MEXICO CITY Mexican steel association Canacero has once again called for an update of the countrys trade defense laws to protect investments planned by local steelmakers.
Investments in the sector are expected to total $11 billion from 2013 to 2017, but "unfair competition and subsequent market instability threaten the national investment program," Canacero president Alonso Ancira Elizondo said in a recent meeting with legislators.
The association has repeated its request to the Mexican government for effective legislation on international trade to allow it to respond promptly to unfair trade practices.
"The lack of response to this issue and open borders have left the domestic steel industry at the mercy of unfair competition," Elizondo said.
Steel imports from outside the North American Free Trade Agreement (Nafta) region to Mexico more than doubled last year vs. 2011 levels.
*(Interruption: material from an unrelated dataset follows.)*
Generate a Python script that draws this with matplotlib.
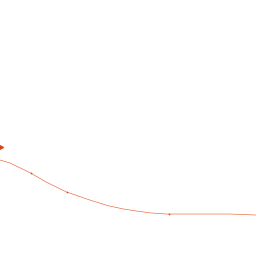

At the same time, Mexican crude steel output decreased 2 percent and domestic steel prices fell 30 percent, according to Elizondo.
Elizondo, who is also president of integrated steelmaker Altos Hornos de Mexico SAB de CV (Ahmsa), urged the government to adopt safeguards to control steel imports, mainly from countries outside the Nafta region.
Economic changes already implemented by Enrique Peña Nieto, Mexicos new president, "are putting the country on the road to boost its development in the long term," he said.
However, these changes "must be accompanied by a modernization of the legal rules governing manufacturing activities and the international trade between them," Elizondo added.